A partir de ese primer capítulo, el libro va a trompicones, los capítulos se suceden como relatos cortos, las andanzas quijotescas de Pnin en la universidad y en sus diferentes habitaciones alquiladas, los recuerdos de París y el encuentro con una mujer que le convierte en una especie de pelele, un enamorado eterno, las reuniones con otros rusos emigrados que destilan melancolía y humor, las visiones de su pasado que le traen imágenes entre la realidad y el sueño (la imagen de una ardilla que se repite a lo largo del libro, una ardilla que aparece en un cuadro de una de sus visiones de infancia y que reaparecerá a su alrededor una y otra vez), la soledad y las pequeñas ciudades del nuevo mundo. La escritura de Nabokov es, a veces voluptuosa, a veces densa y aburrida.
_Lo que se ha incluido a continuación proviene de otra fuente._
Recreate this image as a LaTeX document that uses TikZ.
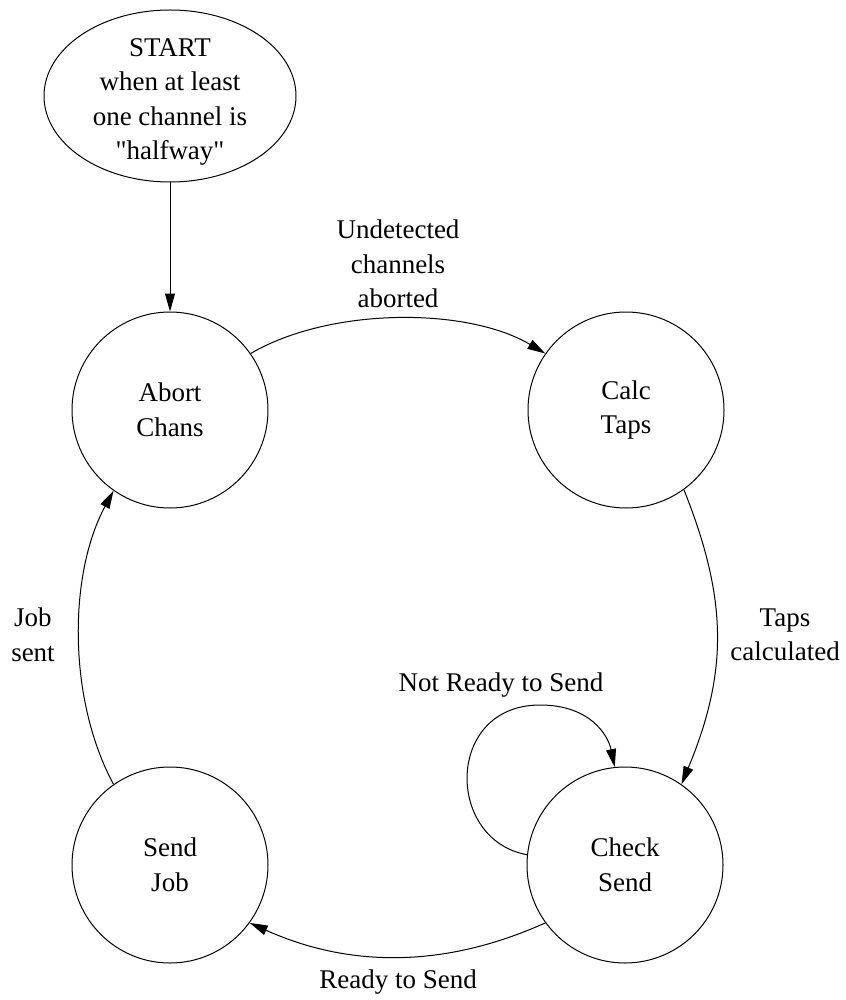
\documentclass[tikz,border=0pt]{standalone}
\usepackage{fontspec}
\newfontfamily\tfont{Liberation Serif}
\usetikzlibrary{arrows.meta,shapes.geometric}
\begin{document}
\begin{tikzpicture}[x=1pt,y=-1pt,
  every node/.style={font=\tfont\fontsize{27}{34.5}\selectfont, align=center},
  state/.style={draw, circle, minimum size=196pt, inner sep=0pt, line width=1pt},
  startnode/.style={draw, ellipse, minimum width=252pt, minimum height=172pt, inner sep=0pt, line width=1pt},
  lbl/.style={inner sep=0pt},
  arr/.style={line width=1pt, -{Triangle[length=18pt,width=10pt]}}]
\useasboundingbox (0,0) rectangle (845,1000);
\node[startnode] (start) at (170,96) {};
\node[lbl] (starttxt) at (170,102) {START\\when at least\\one channel is\\"halfway"};
\node[state] (abort) at (170,410) {Abort\\Chans};
\node[state] (calc) at (626,410) {Calc\\Taps};
\node[state] (check) at (625,865) {Check\\Send};
\node[state] (send) at (170,865) {Send\\Job};
\draw[arr] (start) -- (abort);
\draw[arr] (abort.35) .. controls (330,307) and (467,307) .. (calc.145);
\draw[arr] (calc.-54) .. controls (728,600) and (728,672) .. (check.55);
\draw[arr] (check.-144) .. controls (445,968) and (350,968) .. (send.-36);
\draw[arr] (send.125) .. controls (68,700) and (68,575) .. (abort.-125);
\draw[arr] (check.174) .. controls (445,840) and (445,705) .. (540,705) .. controls (590,705) and (608,735) .. (check.96);
\node[lbl] (l1) at (398,264) {Undetected\\channels\\aborted};
\node[lbl] (l2) at (785,635) {Taps\\calculated};
\node[lbl] (l3) at (398,982) {Ready to Send};
\node[lbl] (l4) at (33,635) {Job\\sent};
\node[lbl] (l5) at (501,685) {Not Ready to Send};
\end{tikzpicture}
\end{document}
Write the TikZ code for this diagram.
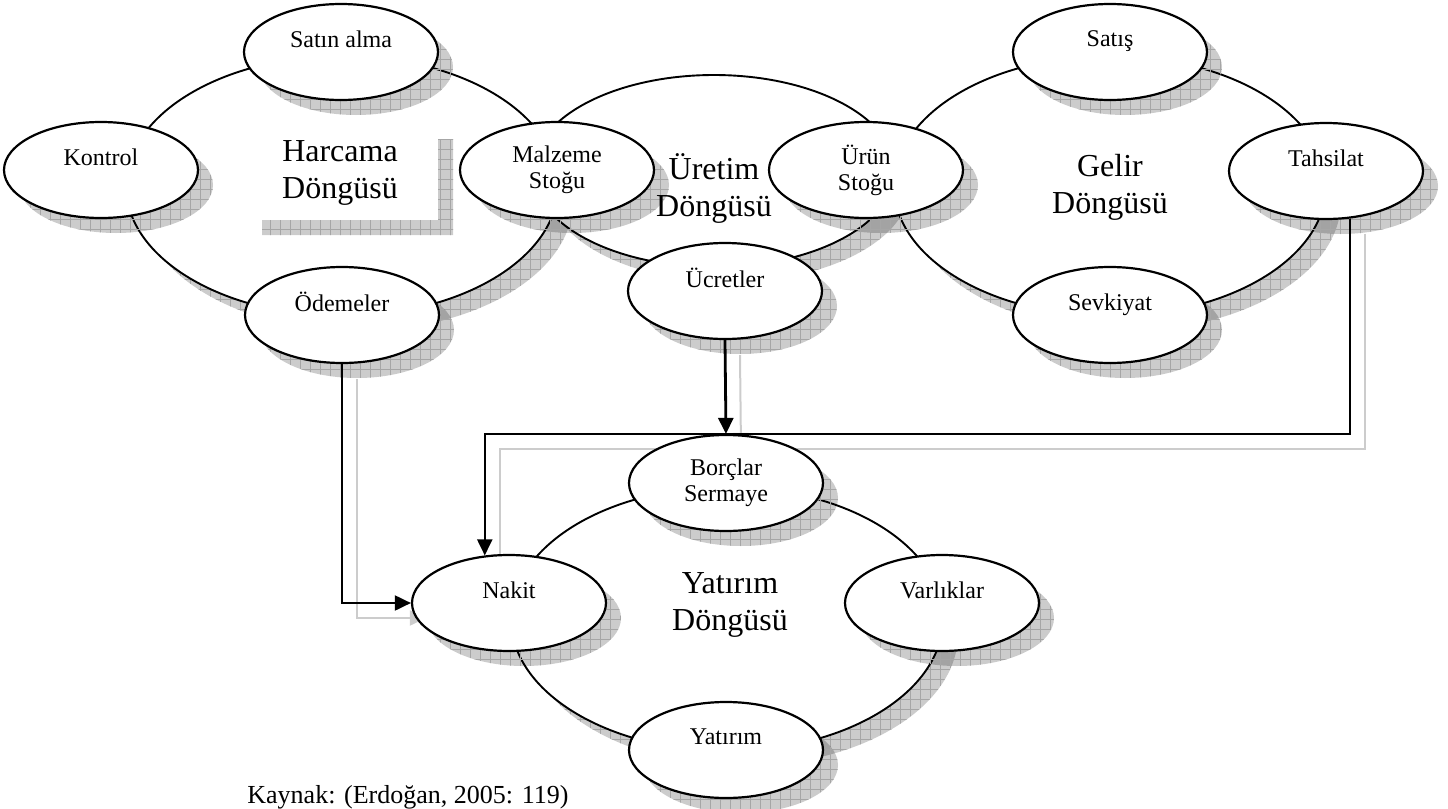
\documentclass[tikz,border=0pt]{standalone}
\usepackage{fontspec}
\setmainfont{Liberation Serif}
\usetikzlibrary{shapes.geometric,arrows.meta,patterns.meta,backgrounds}

\tikzset{
  grid shadow/.style={fill=black,fill opacity=0.2,
    postaction={pattern={Hatch[distance=5pt,line width=0.25pt]},pattern color=black!35,fill opacity=0.5}},
  stage/.style={ellipse,draw,line width=1.1pt,fill=white,minimum width=97pt,minimum height=48pt,
    inner sep=0pt,align=center,font=\fontsize{12}{13}\selectfont,
    preaction={grid shadow,transform canvas={xshift=7.5pt,yshift=-7.5pt}}},
  bigtitle/.style={align=center,font=\fontsize{16}{18.5}\selectfont},
  loopline/.style={line width=0.95pt},
  flow/.style={line width=1pt,-{Triangle[length=8pt,width=7.5pt]}},
  flowshadow/.style={gray!40,line width=1pt,-{Triangle[length=8pt,width=7.5pt]},
    transform canvas={xshift=7.5pt,yshift=-7.5pt}}
}

\begin{document}
\begin{tikzpicture}[x=0.5pt,y=-0.5pt]
  \useasboundingbox (0,0) rectangle (1448,809);
  % harcama cycle
  \node[stage] (satin) at (341,52) {Satın alma\\ \mbox{}};
  \node[stage] (kontrol) at (101,170) {Kontrol\\ \mbox{}};
  \node[stage] (malzeme) at (557,170) {Malzeme\\Stoğu};
  \node[stage] (odemeler) at (342,315) {Ödemeler\\ \mbox{}};
  % uretim cycle
  \node[stage] (urun) at (866,170) {Ürün\\Stoğu};
  \node[stage] (ucretler) at (725,291) {Ücretler\\ \mbox{}};
  % gelir cycle
  \node[stage] (satis) at (1110,52) {Satış\\ \mbox{}};
  \node[stage] (tahsilat) at (1326,171) {Tahsilat\\ \mbox{}};
  \node[stage] (sevkiyat) at (1110,315) {Sevkiyat\\ \mbox{}};
  % yatirim cycle
  \node[stage] (borclar) at (726,483) {Borçlar\\Sermaye};
  \node[stage] (nakit) at (509,603) {Nakit\\ \mbox{}};
  \node[stage] (varliklar) at (942,603) {Varlıklar\\ \mbox{}};
  \node[stage] (yatirim) at (726,750) {Yatırım\\ \mbox{}};

  \begin{pgfonlayer}{background}
    % big loops, shadow then white
    \fill[grid shadow] (357,201) ellipse [x radius=108pt,y radius=65pt];
    \fill[white] (342,186) ellipse [x radius=108pt,y radius=65pt];
    \fill[grid shadow] (729,186) ellipse [x radius=90.5pt,y radius=48pt];
    \fill[white] (714,171) ellipse [x radius=90.5pt,y radius=48pt];
    \fill[grid shadow] (1125,201) ellipse [x radius=108pt,y radius=65pt];
    \fill[white] (1110,186) ellipse [x radius=108pt,y radius=65pt];
    \fill[grid shadow] (742,634) ellipse [x radius=108pt,y radius=66pt];
    \fill[white] (727,619) ellipse [x radius=108pt,y radius=66pt];
    \draw[loopline] (342,186) ellipse [x radius=108pt,y radius=65pt];
    \draw[loopline] (714,171) ellipse [x radius=90.5pt,y radius=48pt];
    \draw[loopline] (1110,186) ellipse [x radius=108pt,y radius=65pt];
    \draw[loopline] (727,619) ellipse [x radius=108pt,y radius=66pt];
    % shadow of the harcama title box
    \fill[grid shadow] (438,139) -- (453,139) -- (453,235) -- (262,235) -- (262,220) -- (438,220) -- cycle;
    % shadows of the flows
    \draw[flowshadow] (odemeler.south) |- (nakit.west);
    \draw[flowshadow] (ucretler.south) -- (borclar.north);
    \draw[flowshadow] (tahsilat.-63) |- (borclar.north) -| (nakit.117);
  \end{pgfonlayer}

  % flows
  \draw[flow] (odemeler.south) |- (nakit.west);
  \draw[flow,line width=1.4pt] (ucretler.south) -- (borclar.north);
  \draw[flow] (tahsilat.-63) |- (borclar.north) -| (nakit.117);

  % cycle titles
  \node[bigtitle] (harcamat) at (340,173) {Harcama\\Döngüsü};
  \node[bigtitle] (uretimt) at (714,188) {Üretim\\Döngüsü};
  \node[bigtitle] (gelirt) at (1110,187) {Gelir\\Döngüsü};
  \node[bigtitle] (yatirimt) at (730,605) {Yatırım\\Döngüsü};

  \node[anchor=base west,inner sep=0pt,font=\fontsize{13}{16}\selectfont] (kaynak) at (247,803) {Kaynak: (Erdoğan, 2005: 119)};
\end{tikzpicture}
\end{document}
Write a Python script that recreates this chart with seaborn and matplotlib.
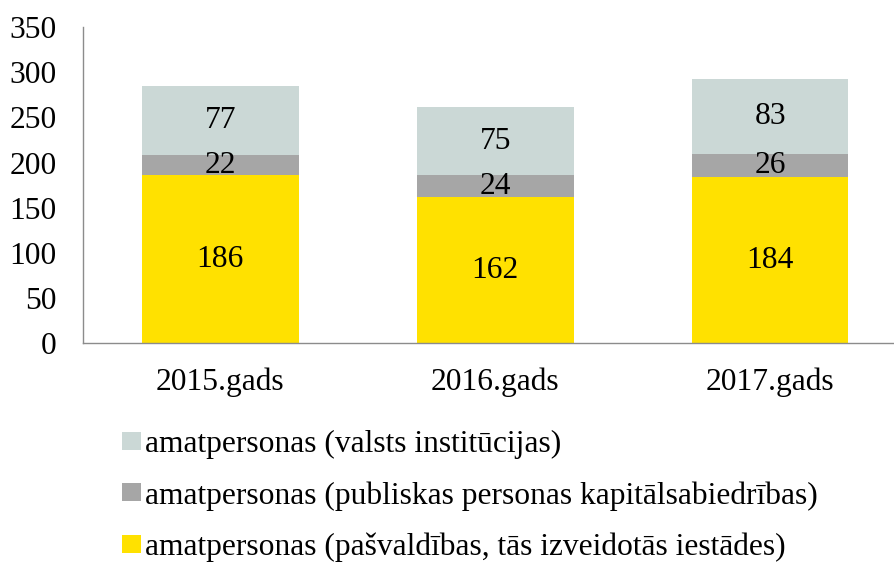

Lo mejor de Pnin es la extrañeza de un emigrante en un nuevo mundo, su intento de integrarse en un país desconocido, la nostalgia de un pasado en París y un amor idiota hacia una mujer que lo empequeñece. En el último capítulo el narrador se da a conocer. Durante la novela, el narrador habla de las andanzas de Pnin, sus clases y su metódica vida. Y es en ese último capítulo donde parece desplomarse la voz del narrador, donde que hemos asistido a una vida en la frontera entre la invención y la realidad. Pnin fue una lectura irregular, algún buen momento aislado entre capítulos aburridos.






No sé si alguien ha subrayado alguna vez antes de ahora que una de las principales características de la vida es su aislamiento. Si no tenemos una película de carne que nos envuelva, morimos. El ser humano existe sólo en la medida en que está separado de lo que nos rodea. El cráneo es el casco del viajero espacial. El que sale de él, perece. La muerte es desnudamiento; la muerte es comunión. Puede que mezclarse con el paisaje sea maravilloso, pero hacerlo supone el punto final para nuestro tierno yo. La sensación que experimentó el pobre Pnin era muy parecida a ese desnudamiento, a esa comunión.
Vladimir Nabokov. Pnin. Traducción de Enrique Murillo. Editorial Anagrama.